Passing himself off as a “preferred vendor” with Norfolk Southern and CSX railroads, he explained that he was a broker of railroad salvage and had negotiated agreements with the railroads to sell scrap and old equipment.

None of that was true. Although he had worked for Conrail for 15 years, until the mid-1990s, he was never a supervisor and didn’t have authority over disposal of track. None of the railroads Atkinson said he dealt with had a record of him buying or selling scrap, either.

But investors didn’t know any of that, so they signed loan agreements, or promissory notes, with Atkinson and turned over their money to him thousands of dollars at a time.

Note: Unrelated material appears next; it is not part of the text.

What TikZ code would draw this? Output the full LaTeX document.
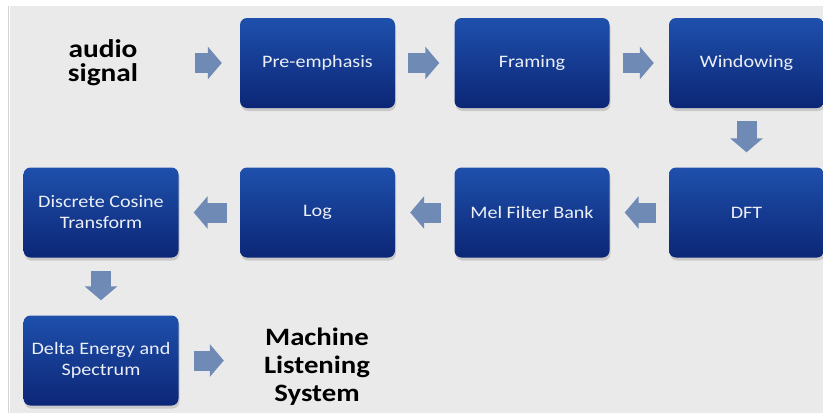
\documentclass[tikz,border=0pt]{standalone}
\usepackage{fontspec}
\usepackage{tikz}
\usetikzlibrary{arrows.meta,shadows}
\newfontfamily\flowfont[FakeStretch=1.15]{Carlito}
\definecolor{PageGray}{RGB}{234,234,234}
\definecolor{EdgeGray}{RGB}{212,212,212}
\definecolor{BoxTop}{RGB}{30,80,172}
\definecolor{BoxBottom}{RGB}{12,38,118}
\definecolor{ArrowBlue}{RGB}{112,138,182}
\definecolor{LabelWhite}{RGB}{236,239,246}
\tikzset{
  stage/.style ={rectangle, rounded corners=7pt, minimum width=155pt, minimum height=90pt,
                 top color=BoxTop, bottom color=BoxBottom, draw=none, text=LabelWhite,
                 align=center, font=\flowfont\fontsize{17.5}{21}\selectfont, inner sep=2pt,
                 drop shadow={shadow xshift=1pt, shadow yshift=-3pt, opacity=.3}},
  endtxt/.style={align=center, inner sep=0pt, text=black,
                 font=\flowfont\bfseries\fontsize{25.5}{24}\selectfont},
  flow/.style  ={-{Triangle[length=14pt,width=32pt]}, draw=ArrowBlue, line width=20pt,
                 shorten <=13pt, shorten >=15pt},
}
\begin{document}
\begin{tikzpicture}[x=1pt,y=-1pt]
  \useasboundingbox (0,0) rectangle (823,418);
  \fill[PageGray] (10,6) rectangle (823,413);
  \draw[EdgeGray] (8,6) -- (8,413);

  % top row
  \node[endtxt] (audio) at (103,63) {audio\\signal};
  \node[stage] (pre)  at (317.5,63) {Pre-emphasis};
  \node[stage] (fram) at (532,63)   {Framing};
  \node[stage] (win)  at (746.5,63) {Windowing};

  % middle row, right to left
  \node[stage] (dft) at (746.5,212.5) {DFT};
  \node[stage] (mel) at (532,212.5)   {Mel Filter Bank};
  \node[stage] (log) at (317.5,212.5) {Log};
  \node[stage] (dct) at (101,212.5)   {Discrete Cosine\\Transform};

  % bottom row
  \node[stage] (delta) at (101,360.5) {Delta Energy and\\Spectrum};
  \node[endtxt, font=\flowfont\bfseries\fontsize{25}{28}\selectfont] (mls) at (317,367)
    {Machine\\Listening\\System};

  \foreach \a/\b in {pre/fram,fram/win,win/dft,dft/mel,mel/log,log/dct,dct/delta}
    \draw[flow] (\a) -- (\b);
  \draw[flow, shorten <=57pt, shorten >=18pt] (audio) -- (pre);
  \draw[flow, shorten <=15pt, shorten >=40pt] (delta) -- (delta -| mls.west);
\end{tikzpicture}
\end{document}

Sometimes Atkinson dealt directly with investors; sometimes he used middlemen to negotiate investments. In the mid-1990s, he hired the five salesmen.

Typically, he initially paid the investors some of their principal with interest as promised. But the payments would fall into delinquency over time and eventually stop. Atkinson would then move on to another group of investors and the pattern would repeat itself.

Some of his victims gave him huge amounts of money. One couple gave him more than $256,000 in 1996 and 1997. Atkinson paid the couple back $85,452, but they lost the rest.

Another victim lost $1.1 million. He told authorities that, in 1995, Atkinson told him that he had a $5 million deposit with Conrail for an option to buy the Conway rail yard in Beaver County. The man rolled over all of his investments with Atkinson, a total of $1.5 million, in exchange for Atkinson’s promise to return $2.25 million to him in five years. He only got $354,120 of his money back.

Authorities first became suspicious of Atkinson in April 1998, when disgruntled investors called state police complaining about not getting paid. The Pennsylvania Securities Commission began an investigation and turned it over to the attorney general’s office in November 1999.

Atkinson will be prosecuted in Butler County Common Pleas Court.